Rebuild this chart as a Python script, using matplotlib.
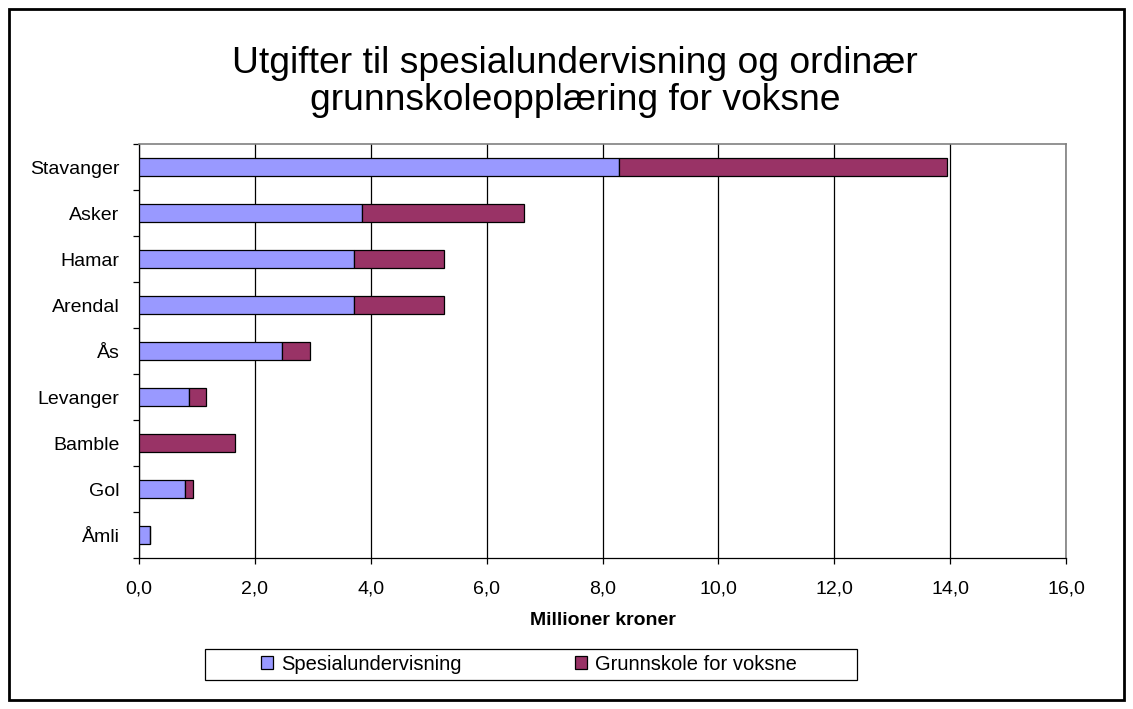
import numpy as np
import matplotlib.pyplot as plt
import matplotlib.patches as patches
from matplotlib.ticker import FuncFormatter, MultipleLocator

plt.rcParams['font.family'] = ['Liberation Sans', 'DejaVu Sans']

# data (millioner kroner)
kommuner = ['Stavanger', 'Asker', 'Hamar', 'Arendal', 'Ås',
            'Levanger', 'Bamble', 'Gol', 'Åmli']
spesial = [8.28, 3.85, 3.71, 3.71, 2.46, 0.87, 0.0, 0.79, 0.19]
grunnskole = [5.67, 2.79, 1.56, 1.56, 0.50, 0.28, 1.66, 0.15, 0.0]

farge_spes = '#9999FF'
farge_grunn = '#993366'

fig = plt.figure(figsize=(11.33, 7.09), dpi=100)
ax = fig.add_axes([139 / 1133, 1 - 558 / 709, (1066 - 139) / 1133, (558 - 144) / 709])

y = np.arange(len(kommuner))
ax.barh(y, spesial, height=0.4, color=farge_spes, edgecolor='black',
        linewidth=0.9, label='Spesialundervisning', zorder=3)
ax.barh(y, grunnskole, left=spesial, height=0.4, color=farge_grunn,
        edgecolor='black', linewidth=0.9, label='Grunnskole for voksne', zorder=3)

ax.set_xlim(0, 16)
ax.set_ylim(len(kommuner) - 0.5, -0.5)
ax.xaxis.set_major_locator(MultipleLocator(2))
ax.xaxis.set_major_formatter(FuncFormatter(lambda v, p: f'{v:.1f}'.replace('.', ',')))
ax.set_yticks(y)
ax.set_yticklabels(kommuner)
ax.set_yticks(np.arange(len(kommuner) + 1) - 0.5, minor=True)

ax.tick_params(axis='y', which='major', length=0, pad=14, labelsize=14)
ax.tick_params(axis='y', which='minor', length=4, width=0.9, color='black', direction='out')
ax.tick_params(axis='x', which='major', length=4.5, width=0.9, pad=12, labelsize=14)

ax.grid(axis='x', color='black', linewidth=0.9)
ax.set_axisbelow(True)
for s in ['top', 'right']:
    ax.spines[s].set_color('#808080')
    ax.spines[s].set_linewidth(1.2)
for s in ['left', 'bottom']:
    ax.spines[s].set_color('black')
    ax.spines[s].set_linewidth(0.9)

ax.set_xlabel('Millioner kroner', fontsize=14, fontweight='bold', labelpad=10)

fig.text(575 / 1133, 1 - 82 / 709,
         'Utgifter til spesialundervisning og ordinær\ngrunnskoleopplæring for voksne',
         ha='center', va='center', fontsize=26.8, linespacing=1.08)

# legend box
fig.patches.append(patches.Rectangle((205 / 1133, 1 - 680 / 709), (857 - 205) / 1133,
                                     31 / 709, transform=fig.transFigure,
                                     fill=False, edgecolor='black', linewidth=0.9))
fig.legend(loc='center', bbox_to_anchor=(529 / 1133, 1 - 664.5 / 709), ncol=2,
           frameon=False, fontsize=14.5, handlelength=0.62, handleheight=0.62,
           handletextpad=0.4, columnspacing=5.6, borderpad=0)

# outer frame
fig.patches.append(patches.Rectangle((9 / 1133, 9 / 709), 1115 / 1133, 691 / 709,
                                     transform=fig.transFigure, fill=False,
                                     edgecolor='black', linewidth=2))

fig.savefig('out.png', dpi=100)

Exercise description. Reproduce each line word for word and drop the pictures.

Answer for the task.
Rebuild this chart as a Python script, using matplotlib.
import numpy as np
import matplotlib.pyplot as plt
import matplotlib.patches as patches
from matplotlib.ticker import FuncFormatter, MultipleLocator

plt.rcParams['font.family'] = ['Liberation Sans', 'DejaVu Sans']

# data (millioner kroner)
kommuner = ['Stavanger', 'Asker', 'Hamar', 'Arendal', 'Ås',
            'Levanger', 'Bamble', 'Gol', 'Åmli']
spesial = [8.28, 3.85, 3.71, 3.71, 2.46, 0.87, 0.0, 0.79, 0.19]
grunnskole = [5.67, 2.79, 1.56, 1.56, 0.50, 0.28, 1.66, 0.15, 0.0]

farge_spes = '#9999FF'
farge_grunn = '#993366'

fig = plt.figure(figsize=(11.33, 7.09), dpi=100)
ax = fig.add_axes([139 / 1133, 1 - 558 / 709, (1066 - 139) / 1133, (558 - 144) / 709])

y = np.arange(len(kommuner))
ax.barh(y, spesial, height=0.4, color=farge_spes, edgecolor='black',
        linewidth=0.9, label='Spesialundervisning', zorder=3)
ax.barh(y, grunnskole, left=spesial, height=0.4, color=farge_grunn,
        edgecolor='black', linewidth=0.9, label='Grunnskole for voksne', zorder=3)

ax.set_xlim(0, 16)
ax.set_ylim(len(kommuner) - 0.5, -0.5)
ax.xaxis.set_major_locator(MultipleLocator(2))
ax.xaxis.set_major_formatter(FuncFormatter(lambda v, p: f'{v:.1f}'.replace('.', ',')))
ax.set_yticks(y)
ax.set_yticklabels(kommuner)
ax.set_yticks(np.arange(len(kommuner) + 1) - 0.5, minor=True)

ax.tick_params(axis='y', which='major', length=0, pad=14, labelsize=14)
ax.tick_params(axis='y', which='minor', length=4, width=0.9, color='black', direction='out')
ax.tick_params(axis='x', which='major', length=4.5, width=0.9, pad=12, labelsize=14)

ax.grid(axis='x', color='black', linewidth=0.9)
ax.set_axisbelow(True)
for s in ['top', 'right']:
    ax.spines[s].set_color('#808080')
    ax.spines[s].set_linewidth(1.2)
for s in ['left', 'bottom']:
    ax.spines[s].set_color('black')
    ax.spines[s].set_linewidth(0.9)

ax.set_xlabel('Millioner kroner', fontsize=14, fontweight='bold', labelpad=10)

fig.text(575 / 1133, 1 - 82 / 709,
         'Utgifter til spesialundervisning og ordinær\ngrunnskoleopplæring for voksne',
         ha='center', va='center', fontsize=26.8, linespacing=1.08)

# legend box
fig.patches.append(patches.Rectangle((205 / 1133, 1 - 680 / 709), (857 - 205) / 1133,
                                     31 / 709, transform=fig.transFigure,
                                     fill=False, edgecolor='black', linewidth=0.9))
fig.legend(loc='center', bbox_to_anchor=(529 / 1133, 1 - 664.5 / 709), ncol=2,
           frameon=False, fontsize=14.5, handlelength=0.62, handleheight=0.62,
           handletextpad=0.4, columnspacing=5.6, borderpad=0)

# outer frame
fig.patches.append(patches.Rectangle((9 / 1133, 9 / 709), 1115 / 1133, 691 / 709,
                                     transform=fig.transFigure, fill=False,
                                     edgecolor='black', linewidth=2))

fig.savefig('out.png', dpi=100)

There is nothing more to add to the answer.